Javed Ahmed, managing director at Jubilee Life, said: “Our results are a testament that Jubilee Life is committed to being the best-value life insurance enterprise not only for its customers and employees, but also for the shareholders.”

Jubilee Life will continue to follow a strategy of high business growth with sustainable profitability, he added.

 

PTC’s annual profit surges 47 percent

Profit of Pakistan Tobacco Company Ltd. (PTC) surged 47 percent to Rs10.361 billion for the year ended 31 December, 2016, translating into earnings per share (EPS) of Rs40.55, a bourse filing said on Monday. 
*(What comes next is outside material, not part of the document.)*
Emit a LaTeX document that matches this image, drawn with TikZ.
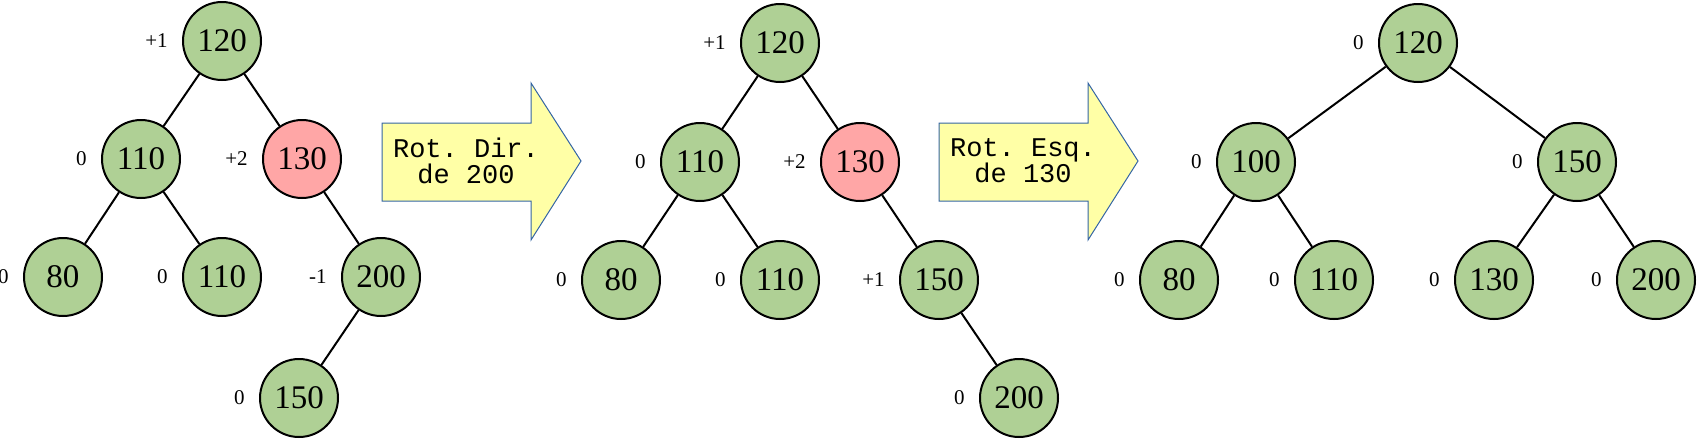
\documentclass[tikz,border=0pt]{standalone}
\usepackage{fontspec}
\setmainfont{Liberation Serif}
\setmonofont{Liberation Mono}
\definecolor{avlgreen}{HTML}{AFD095}
\definecolor{avlred}{HTML}{FFA6A6}
\definecolor{rotfill}{HTML}{FFFFA6}
\definecolor{rotline}{HTML}{3465A4}
\tikzset{
  avl/.style={circle, draw=black, line width=1pt, minimum size=39pt, inner sep=0pt, font=\fontsize{16.5}{18}\selectfont},
  fb/.style={label distance=7pt, inner sep=0pt, font=\fontsize{10.5}{12}\selectfont},
  edge/.style={line width=1pt},
  rot/.style={draw=rotline, line width=0.5pt, fill=rotfill},
  rottext/.style={align=center, inner sep=0pt, font=\ttfamily\fontsize{13.5}{13}\selectfont}
}
\begin{document}
\begin{tikzpicture}[x=0.5pt,y=-0.5pt]
\useasboundingbox (0,0) rectangle (1698,440);
% edit here for the first tree
\foreach \n/\x/\y/\v/\b/\c in {a/222/41/120/+1/avlgreen, b/141/159/110/0/avlgreen, c/302/159/130/+2/avlred,
  d/63/277/80/0/avlgreen, e/222/277/110/0/avlgreen, f/381/277/200/-1/avlgreen, g/299/398/150/0/avlgreen}
\node[avl, fill=\c, label={[fb]left:\b}] (\n) at (\x,\y) {\v};
\foreach \p/\q in {a/b, a/c, b/d, b/e, c/f, f/g}
\draw[edge] (\p) -- (\q);
% edit here for the second tree
\foreach \n/\x/\y/\v/\b/\c in {m1/780/43/120/+1/avlgreen, m2/700/162/110/0/avlgreen, m3/860/162/130/+2/avlred,
  m4/621/280/80/0/avlgreen, m5/780/280/110/0/avlgreen, m6/939/280/150/+1/avlgreen, m7/1019/398/200/0/avlgreen}
\node[avl, fill=\c, label={[fb]left:\b}] (\n) at (\x,\y) {\v};
\foreach \p/\q in {m1/m2, m1/m3, m2/m4, m2/m5, m3/m6, m6/m7}
\draw[edge] (\p) -- (\q);
% edit here for the third tree
\foreach \n/\x/\y/\v/\b in {n1/1418/43/120/0, n2/1256/162/100/0, n3/1577/162/150/0,
  n4/1179/280/80/0, n5/1334/280/110/0, n6/1494/280/130/0, n7/1656/280/200/0}
\node[avl, fill=avlgreen, label={[fb]left:\b}] (\n) at (\x,\y) {\v};
\foreach \p/\q in {n1/n2, n1/n3, n2/n4, n2/n5, n3/n6, n3/n7}
\draw[edge] (\p) -- (\q);
% rotation arrows
\foreach \x/\i/\t in {382/1/{Rot. Dir.\\de 200}, 939/2/{Rot. Esq.\\de 130}}{
\draw[rot, shift={(\x,0)}] (0,123) -- (149,123) -- (149,83) -- (199,161) -- (149,240) -- (149,201) -- (0,201) -- cycle;
\node[rottext] (rot\i) at (\x+84,161) {\t};
}
\end{tikzpicture}
\end{document}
The company earned a profit of Rs7.046 billion during the preceding year of 2015, equal to an EPS of Rs27.58 said a notice issued to the Pakistan Stock Exchange.   PTC announced final cash dividend of Rs11/share (110 percent) for the year, which was in addition to two already paid interim dividends of Rs14/share (140 percent).

The company’s annual revenue increased to Rs44.866 billion from Rs42.907 billion. Its sale and distribution, administrative and operating expenses decreased to Rs7.773 billion in 2016 as compared to Rs8.220 billion in 2015.

A company’s statement said the company contributed Rs89 billion to national exchequer in the form of excise duty, sales tax, income tax and custom duties in 2016.

“Illicit cigarette trade is currently the biggest challenge facing the legitimate industry, with a massive share of 40.6 percent of the total market,” it added. “Not only does illicit cigarette trade negatively affect the legitimate industry but also negatively impacts government revenues in the form of losses in potential revenue.